Work to be completed:
Write out all of the lines below, exactly and completely.

Provided data:
_ _ _ _ _ _ _
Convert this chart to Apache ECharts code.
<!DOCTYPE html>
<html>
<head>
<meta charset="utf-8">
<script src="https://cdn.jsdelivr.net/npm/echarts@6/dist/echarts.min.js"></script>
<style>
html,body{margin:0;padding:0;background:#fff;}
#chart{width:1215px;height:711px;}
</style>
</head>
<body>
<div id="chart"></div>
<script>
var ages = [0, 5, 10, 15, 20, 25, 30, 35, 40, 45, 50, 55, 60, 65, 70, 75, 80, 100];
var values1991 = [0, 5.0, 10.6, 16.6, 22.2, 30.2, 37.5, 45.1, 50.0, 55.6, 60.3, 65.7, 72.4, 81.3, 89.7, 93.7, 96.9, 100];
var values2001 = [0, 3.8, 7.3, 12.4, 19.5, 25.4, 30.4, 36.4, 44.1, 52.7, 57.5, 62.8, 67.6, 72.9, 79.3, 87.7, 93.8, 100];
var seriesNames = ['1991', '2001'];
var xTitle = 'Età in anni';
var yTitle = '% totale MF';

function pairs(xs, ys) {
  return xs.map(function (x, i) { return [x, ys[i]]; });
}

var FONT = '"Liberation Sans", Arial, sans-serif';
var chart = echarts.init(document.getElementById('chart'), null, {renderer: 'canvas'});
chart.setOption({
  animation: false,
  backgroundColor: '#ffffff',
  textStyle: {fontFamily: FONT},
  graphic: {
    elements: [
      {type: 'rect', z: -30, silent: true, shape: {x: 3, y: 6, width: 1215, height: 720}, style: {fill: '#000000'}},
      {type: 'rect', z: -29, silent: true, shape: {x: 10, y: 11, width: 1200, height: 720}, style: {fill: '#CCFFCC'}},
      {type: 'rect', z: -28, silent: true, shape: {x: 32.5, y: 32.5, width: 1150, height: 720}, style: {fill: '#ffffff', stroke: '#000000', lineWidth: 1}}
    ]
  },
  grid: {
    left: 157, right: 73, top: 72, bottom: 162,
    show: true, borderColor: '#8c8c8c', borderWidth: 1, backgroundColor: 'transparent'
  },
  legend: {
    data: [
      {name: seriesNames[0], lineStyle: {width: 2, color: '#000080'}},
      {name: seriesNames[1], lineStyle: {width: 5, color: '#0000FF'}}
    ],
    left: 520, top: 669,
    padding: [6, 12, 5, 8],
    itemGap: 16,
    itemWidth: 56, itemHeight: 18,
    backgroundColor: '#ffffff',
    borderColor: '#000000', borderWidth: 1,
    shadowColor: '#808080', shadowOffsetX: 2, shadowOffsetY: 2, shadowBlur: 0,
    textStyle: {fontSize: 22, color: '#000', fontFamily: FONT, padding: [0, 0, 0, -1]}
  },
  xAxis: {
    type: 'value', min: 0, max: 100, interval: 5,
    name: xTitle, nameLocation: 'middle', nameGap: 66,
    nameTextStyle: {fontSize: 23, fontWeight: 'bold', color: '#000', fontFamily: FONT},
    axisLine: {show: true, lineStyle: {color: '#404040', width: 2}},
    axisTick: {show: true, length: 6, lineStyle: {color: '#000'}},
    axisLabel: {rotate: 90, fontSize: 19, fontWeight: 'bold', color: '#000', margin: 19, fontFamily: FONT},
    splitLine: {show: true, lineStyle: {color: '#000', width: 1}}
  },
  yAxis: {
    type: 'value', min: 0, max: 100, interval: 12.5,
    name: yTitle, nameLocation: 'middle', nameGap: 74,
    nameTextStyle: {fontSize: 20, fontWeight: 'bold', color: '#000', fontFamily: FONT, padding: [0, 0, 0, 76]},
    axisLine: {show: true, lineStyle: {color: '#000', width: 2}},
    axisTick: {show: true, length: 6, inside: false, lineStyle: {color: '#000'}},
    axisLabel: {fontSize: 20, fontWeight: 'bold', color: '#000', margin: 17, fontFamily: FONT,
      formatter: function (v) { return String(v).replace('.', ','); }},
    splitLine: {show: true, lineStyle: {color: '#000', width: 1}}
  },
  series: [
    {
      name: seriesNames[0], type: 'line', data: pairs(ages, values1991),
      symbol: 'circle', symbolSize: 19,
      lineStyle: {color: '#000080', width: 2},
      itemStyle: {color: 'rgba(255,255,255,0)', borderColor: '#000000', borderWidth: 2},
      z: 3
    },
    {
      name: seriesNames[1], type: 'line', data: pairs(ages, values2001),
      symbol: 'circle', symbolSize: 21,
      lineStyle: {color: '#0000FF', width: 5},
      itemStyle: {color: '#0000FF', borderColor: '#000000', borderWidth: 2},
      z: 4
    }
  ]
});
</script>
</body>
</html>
_ _ _ _ _ _ _
Task result:
Convert this chart to Apache ECharts code.
<!DOCTYPE html>
<html>
<head>
<meta charset="utf-8">
<script src="https://cdn.jsdelivr.net/npm/echarts@6/dist/echarts.min.js"></script>
<style>
html,body{margin:0;padding:0;background:#fff;}
#chart{width:1215px;height:711px;}
</style>
</head>
<body>
<div id="chart"></div>
<script>
var ages = [0, 5, 10, 15, 20, 25, 30, 35, 40, 45, 50, 55, 60, 65, 70, 75, 80, 100];
var values1991 = [0, 5.0, 10.6, 16.6, 22.2, 30.2, 37.5, 45.1, 50.0, 55.6, 60.3, 65.7, 72.4, 81.3, 89.7, 93.7, 96.9, 100];
var values2001 = [0, 3.8, 7.3, 12.4, 19.5, 25.4, 30.4, 36.4, 44.1, 52.7, 57.5, 62.8, 67.6, 72.9, 79.3, 87.7, 93.8, 100];
var seriesNames = ['1991', '2001'];
var xTitle = 'Età in anni';
var yTitle = '% totale MF';

function pairs(xs, ys) {
  return xs.map(function (x, i) { return [x, ys[i]]; });
}

var FONT = '"Liberation Sans", Arial, sans-serif';
var chart = echarts.init(document.getElementById('chart'), null, {renderer: 'canvas'});
chart.setOption({
  animation: false,
  backgroundColor: '#ffffff',
  textStyle: {fontFamily: FONT},
  graphic: {
    elements: [
      {type: 'rect', z: -30, silent: true, shape: {x: 3, y: 6, width: 1215, height: 720}, style: {fill: '#000000'}},
      {type: 'rect', z: -29, silent: true, shape: {x: 10, y: 11, width: 1200, height: 720}, style: {fill: '#CCFFCC'}},
      {type: 'rect', z: -28, silent: true, shape: {x: 32.5, y: 32.5, width: 1150, height: 720}, style: {fill: '#ffffff', stroke: '#000000', lineWidth: 1}}
    ]
  },
  grid: {
    left: 157, right: 73, top: 72, bottom: 162,
    show: true, borderColor: '#8c8c8c', borderWidth: 1, backgroundColor: 'transparent'
  },
  legend: {
    data: [
      {name: seriesNames[0], lineStyle: {width: 2, color: '#000080'}},
      {name: seriesNames[1], lineStyle: {width: 5, color: '#0000FF'}}
    ],
    left: 520, top: 669,
    padding: [6, 12, 5, 8],
    itemGap: 16,
    itemWidth: 56, itemHeight: 18,
    backgroundColor: '#ffffff',
    borderColor: '#000000', borderWidth: 1,
    shadowColor: '#808080', shadowOffsetX: 2, shadowOffsetY: 2, shadowBlur: 0,
    textStyle: {fontSize: 22, color: '#000', fontFamily: FONT, padding: [0, 0, 0, -1]}
  },
  xAxis: {
    type: 'value', min: 0, max: 100, interval: 5,
    name: xTitle, nameLocation: 'middle', nameGap: 66,
    nameTextStyle: {fontSize: 23, fontWeight: 'bold', color: '#000', fontFamily: FONT},
    axisLine: {show: true, lineStyle: {color: '#404040', width: 2}},
    axisTick: {show: true, length: 6, lineStyle: {color: '#000'}},
    axisLabel: {rotate: 90, fontSize: 19, fontWeight: 'bold', color: '#000', margin: 19, fontFamily: FONT},
    splitLine: {show: true, lineStyle: {color: '#000', width: 1}}
  },
  yAxis: {
    type: 'value', min: 0, max: 100, interval: 12.5,
    name: yTitle, nameLocation: 'middle', nameGap: 74,
    nameTextStyle: {fontSize: 20, fontWeight: 'bold', color: '#000', fontFamily: FONT, padding: [0, 0, 0, 76]},
    axisLine: {show: true, lineStyle: {color: '#000', width: 2}},
    axisTick: {show: true, length: 6, inside: false, lineStyle: {color: '#000'}},
    axisLabel: {fontSize: 20, fontWeight: 'bold', color: '#000', margin: 17, fontFamily: FONT,
      formatter: function (v) { return String(v).replace('.', ','); }},
    splitLine: {show: true, lineStyle: {color: '#000', width: 1}}
  },
  series: [
    {
      name: seriesNames[0], type: 'line', data: pairs(ages, values1991),
      symbol: 'circle', symbolSize: 19,
      lineStyle: {color: '#000080', width: 2},
      itemStyle: {color: 'rgba(255,255,255,0)', borderColor: '#000000', borderWidth: 2},
      z: 3
    },
    {
      name: seriesNames[1], type: 'line', data: pairs(ages, values2001),
      symbol: 'circle', symbolSize: 21,
      lineStyle: {color: '#0000FF', width: 5},
      itemStyle: {color: '#0000FF', borderColor: '#000000', borderWidth: 2},
      z: 4
    }
  ]
});
</script>
</body>
</html>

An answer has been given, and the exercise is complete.